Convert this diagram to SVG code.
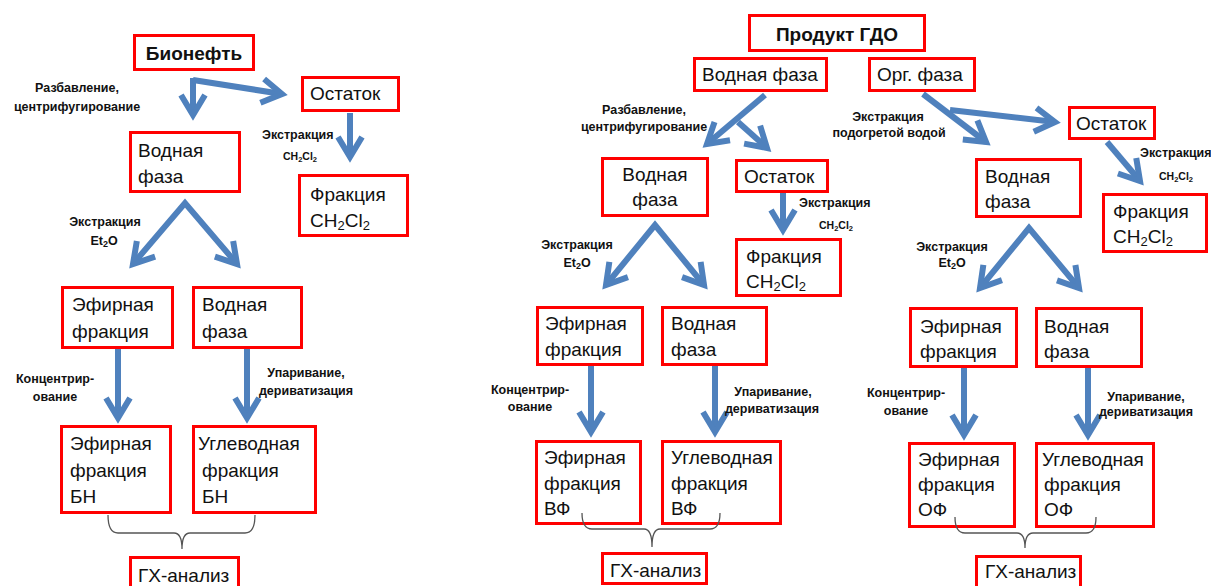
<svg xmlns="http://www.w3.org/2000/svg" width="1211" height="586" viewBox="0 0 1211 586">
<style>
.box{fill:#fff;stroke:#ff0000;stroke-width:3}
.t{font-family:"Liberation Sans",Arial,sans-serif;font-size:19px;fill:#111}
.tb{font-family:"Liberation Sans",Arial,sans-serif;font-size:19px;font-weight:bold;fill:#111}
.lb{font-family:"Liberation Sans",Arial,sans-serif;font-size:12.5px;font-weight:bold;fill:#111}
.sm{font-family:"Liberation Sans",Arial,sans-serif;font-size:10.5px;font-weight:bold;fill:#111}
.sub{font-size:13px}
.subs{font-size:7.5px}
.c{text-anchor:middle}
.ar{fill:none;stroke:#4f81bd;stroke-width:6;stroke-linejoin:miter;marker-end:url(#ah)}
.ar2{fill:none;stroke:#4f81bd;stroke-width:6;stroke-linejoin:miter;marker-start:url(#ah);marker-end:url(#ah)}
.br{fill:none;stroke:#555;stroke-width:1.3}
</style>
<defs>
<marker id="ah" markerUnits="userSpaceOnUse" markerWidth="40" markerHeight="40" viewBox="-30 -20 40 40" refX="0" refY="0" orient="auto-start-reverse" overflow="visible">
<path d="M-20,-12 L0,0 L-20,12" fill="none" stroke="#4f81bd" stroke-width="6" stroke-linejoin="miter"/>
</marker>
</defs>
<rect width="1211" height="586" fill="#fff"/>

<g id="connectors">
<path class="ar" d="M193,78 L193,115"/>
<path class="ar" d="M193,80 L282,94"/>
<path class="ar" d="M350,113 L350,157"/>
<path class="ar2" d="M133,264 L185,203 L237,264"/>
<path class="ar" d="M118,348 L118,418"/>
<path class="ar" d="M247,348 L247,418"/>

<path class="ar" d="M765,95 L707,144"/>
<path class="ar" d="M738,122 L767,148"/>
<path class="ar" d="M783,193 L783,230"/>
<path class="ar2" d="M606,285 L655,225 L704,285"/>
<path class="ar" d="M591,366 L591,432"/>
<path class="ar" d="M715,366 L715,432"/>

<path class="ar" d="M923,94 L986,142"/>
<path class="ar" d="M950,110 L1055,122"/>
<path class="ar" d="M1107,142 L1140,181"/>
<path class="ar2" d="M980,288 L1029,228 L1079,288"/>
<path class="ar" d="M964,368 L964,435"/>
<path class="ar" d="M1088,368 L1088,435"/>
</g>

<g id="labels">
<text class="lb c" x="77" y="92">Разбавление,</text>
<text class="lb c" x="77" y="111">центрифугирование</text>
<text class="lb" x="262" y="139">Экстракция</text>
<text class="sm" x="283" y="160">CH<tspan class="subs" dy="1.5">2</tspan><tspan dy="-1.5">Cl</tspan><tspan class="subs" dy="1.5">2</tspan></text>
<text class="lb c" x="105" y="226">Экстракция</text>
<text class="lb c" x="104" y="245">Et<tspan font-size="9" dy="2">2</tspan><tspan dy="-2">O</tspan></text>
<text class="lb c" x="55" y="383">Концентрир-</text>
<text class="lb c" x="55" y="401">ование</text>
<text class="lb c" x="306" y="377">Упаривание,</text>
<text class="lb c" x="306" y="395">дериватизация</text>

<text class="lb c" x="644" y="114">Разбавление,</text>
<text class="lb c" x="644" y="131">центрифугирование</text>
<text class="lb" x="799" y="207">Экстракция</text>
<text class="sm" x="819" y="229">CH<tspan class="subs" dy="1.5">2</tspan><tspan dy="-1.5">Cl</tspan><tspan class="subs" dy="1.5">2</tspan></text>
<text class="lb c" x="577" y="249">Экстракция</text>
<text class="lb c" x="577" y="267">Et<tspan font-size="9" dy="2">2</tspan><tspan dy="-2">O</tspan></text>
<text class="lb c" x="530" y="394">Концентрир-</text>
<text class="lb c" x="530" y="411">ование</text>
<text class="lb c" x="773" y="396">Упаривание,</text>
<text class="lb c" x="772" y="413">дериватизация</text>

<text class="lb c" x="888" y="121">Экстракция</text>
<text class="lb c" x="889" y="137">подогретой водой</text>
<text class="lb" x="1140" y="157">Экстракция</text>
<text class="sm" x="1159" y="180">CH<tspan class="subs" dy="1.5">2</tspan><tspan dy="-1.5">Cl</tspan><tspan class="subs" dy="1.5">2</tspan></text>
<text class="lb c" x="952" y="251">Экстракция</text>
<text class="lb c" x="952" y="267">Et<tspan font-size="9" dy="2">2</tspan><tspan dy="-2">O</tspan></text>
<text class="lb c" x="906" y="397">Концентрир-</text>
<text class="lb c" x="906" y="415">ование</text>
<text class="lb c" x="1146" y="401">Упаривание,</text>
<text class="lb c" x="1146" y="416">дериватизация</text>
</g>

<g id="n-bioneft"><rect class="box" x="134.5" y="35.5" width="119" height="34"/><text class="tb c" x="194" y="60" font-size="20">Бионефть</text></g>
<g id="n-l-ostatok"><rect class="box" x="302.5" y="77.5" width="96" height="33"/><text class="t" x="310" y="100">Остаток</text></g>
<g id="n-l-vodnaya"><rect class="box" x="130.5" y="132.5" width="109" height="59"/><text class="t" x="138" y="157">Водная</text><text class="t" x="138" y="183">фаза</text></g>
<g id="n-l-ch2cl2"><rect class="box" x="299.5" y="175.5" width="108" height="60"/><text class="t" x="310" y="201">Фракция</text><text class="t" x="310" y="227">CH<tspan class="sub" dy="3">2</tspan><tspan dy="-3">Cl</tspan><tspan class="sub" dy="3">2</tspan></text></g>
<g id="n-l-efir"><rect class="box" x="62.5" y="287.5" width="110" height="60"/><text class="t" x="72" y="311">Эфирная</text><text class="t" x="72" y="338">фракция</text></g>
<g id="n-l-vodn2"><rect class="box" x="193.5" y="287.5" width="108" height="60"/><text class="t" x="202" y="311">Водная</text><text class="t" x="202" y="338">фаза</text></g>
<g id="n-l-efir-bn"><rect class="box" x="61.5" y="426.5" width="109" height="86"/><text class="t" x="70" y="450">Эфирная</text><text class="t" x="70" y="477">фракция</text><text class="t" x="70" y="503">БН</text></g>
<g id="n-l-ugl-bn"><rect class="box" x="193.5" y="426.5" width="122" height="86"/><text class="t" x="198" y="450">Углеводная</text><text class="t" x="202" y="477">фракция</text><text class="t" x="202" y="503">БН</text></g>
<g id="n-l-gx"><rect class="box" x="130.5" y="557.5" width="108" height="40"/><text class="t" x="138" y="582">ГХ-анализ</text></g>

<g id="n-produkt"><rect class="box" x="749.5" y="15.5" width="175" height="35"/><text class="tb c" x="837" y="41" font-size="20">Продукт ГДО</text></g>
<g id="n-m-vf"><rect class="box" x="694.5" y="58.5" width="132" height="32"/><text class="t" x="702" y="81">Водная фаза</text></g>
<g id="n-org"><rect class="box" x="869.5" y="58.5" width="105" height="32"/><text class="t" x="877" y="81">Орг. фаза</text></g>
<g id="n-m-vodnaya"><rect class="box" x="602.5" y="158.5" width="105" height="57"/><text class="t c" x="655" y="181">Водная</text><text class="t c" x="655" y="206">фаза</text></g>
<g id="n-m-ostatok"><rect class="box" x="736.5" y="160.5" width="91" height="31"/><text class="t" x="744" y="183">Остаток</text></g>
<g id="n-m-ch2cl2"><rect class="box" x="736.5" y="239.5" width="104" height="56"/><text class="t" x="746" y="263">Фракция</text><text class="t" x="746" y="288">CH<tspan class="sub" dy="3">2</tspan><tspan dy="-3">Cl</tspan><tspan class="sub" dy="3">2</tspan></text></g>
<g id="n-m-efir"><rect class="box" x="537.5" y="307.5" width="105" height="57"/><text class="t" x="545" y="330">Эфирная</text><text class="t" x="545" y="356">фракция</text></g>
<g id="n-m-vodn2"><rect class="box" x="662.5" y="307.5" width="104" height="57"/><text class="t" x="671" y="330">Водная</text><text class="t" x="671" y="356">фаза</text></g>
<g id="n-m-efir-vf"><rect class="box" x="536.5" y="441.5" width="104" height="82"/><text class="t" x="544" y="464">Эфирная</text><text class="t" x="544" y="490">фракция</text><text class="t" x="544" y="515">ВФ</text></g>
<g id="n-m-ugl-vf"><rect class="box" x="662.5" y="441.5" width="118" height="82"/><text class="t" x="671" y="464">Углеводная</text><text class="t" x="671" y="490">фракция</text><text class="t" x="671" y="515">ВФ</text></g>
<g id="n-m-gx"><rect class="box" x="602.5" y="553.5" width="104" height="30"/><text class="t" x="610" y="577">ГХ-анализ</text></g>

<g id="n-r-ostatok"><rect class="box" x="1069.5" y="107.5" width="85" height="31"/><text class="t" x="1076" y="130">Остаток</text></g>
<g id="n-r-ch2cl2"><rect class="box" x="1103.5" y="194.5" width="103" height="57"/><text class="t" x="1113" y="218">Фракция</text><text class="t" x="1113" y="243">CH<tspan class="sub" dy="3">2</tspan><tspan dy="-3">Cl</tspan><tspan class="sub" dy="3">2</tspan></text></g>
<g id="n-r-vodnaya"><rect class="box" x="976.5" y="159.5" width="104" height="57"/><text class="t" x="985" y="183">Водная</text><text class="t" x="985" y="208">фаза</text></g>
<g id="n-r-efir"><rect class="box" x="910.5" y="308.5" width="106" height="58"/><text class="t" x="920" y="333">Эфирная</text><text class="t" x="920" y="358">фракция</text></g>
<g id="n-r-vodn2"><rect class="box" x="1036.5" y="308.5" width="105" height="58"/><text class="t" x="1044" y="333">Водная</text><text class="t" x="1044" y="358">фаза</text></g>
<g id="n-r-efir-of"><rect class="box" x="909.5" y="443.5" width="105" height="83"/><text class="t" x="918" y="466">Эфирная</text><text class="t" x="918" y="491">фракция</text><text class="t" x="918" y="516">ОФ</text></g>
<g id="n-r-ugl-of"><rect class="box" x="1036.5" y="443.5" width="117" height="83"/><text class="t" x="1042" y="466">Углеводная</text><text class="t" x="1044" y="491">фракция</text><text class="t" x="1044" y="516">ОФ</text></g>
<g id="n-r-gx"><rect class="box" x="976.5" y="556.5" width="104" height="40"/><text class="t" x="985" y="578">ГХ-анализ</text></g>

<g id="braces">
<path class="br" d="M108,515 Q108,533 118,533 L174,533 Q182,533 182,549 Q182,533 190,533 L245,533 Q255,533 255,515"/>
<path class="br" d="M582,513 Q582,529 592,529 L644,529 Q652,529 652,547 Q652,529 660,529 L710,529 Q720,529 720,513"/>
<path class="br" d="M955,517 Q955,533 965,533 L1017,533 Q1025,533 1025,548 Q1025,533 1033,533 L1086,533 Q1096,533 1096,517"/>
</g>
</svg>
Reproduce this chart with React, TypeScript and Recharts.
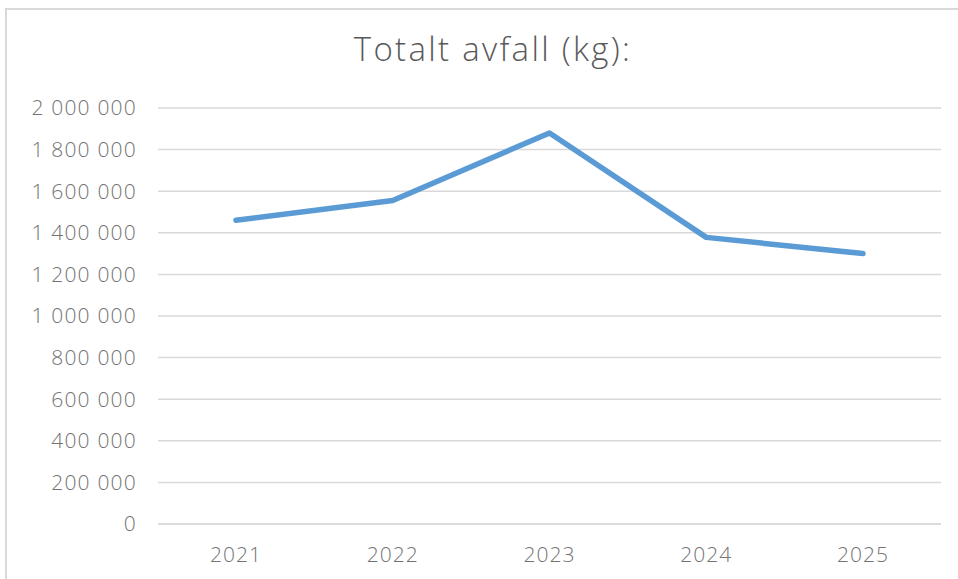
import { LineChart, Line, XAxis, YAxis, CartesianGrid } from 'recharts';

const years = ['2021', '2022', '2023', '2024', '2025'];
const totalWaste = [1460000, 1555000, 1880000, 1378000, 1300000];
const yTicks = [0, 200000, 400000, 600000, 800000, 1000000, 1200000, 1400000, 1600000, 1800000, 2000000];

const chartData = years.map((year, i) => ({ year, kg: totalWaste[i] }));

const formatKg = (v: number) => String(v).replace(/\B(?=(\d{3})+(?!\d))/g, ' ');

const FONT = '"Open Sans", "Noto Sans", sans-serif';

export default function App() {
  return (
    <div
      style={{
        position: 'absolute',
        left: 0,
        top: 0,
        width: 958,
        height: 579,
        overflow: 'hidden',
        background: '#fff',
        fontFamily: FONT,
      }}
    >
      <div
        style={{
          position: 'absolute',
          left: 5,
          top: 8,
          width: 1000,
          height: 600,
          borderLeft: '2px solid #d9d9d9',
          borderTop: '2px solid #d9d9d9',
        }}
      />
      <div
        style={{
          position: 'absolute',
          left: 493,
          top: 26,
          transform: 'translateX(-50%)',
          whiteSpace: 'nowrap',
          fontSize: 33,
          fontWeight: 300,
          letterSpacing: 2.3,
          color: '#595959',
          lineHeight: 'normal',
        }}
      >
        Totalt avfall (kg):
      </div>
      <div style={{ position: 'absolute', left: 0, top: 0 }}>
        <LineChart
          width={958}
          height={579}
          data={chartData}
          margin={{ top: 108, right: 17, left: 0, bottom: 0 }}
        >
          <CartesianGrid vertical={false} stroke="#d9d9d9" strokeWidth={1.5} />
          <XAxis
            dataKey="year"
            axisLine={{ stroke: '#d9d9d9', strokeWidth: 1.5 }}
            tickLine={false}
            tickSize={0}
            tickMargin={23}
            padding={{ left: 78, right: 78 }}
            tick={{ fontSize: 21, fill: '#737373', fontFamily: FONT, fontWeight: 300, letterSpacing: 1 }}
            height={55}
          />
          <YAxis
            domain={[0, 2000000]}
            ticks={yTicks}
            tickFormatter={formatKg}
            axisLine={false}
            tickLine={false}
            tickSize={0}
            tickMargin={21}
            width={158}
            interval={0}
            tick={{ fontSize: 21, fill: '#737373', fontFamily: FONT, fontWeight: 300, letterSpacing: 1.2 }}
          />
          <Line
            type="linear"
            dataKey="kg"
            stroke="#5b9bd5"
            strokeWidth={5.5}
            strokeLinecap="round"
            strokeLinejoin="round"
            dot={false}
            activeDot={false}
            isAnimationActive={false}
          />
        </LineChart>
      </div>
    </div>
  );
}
***
#### Aim:
In the listing above, find the line containing "Reproduce this chart" and the line containing "const chartData = years.map((year, i)", then output those two lines and everything between them exactly as written, without the images.

#### Full answer:
Reproduce this chart with React, TypeScript and Recharts.
import { LineChart, Line, XAxis, YAxis, CartesianGrid } from 'recharts';

const years = ['2021', '2022', '2023', '2024', '2025'];
const totalWaste = [1460000, 1555000, 1880000, 1378000, 1300000];
const yTicks = [0, 200000, 400000, 600000, 800000, 1000000, 1200000, 1400000, 1600000, 1800000, 2000000];

const chartData = years.map((year, i) => ({ year, kg: totalWaste[i] }));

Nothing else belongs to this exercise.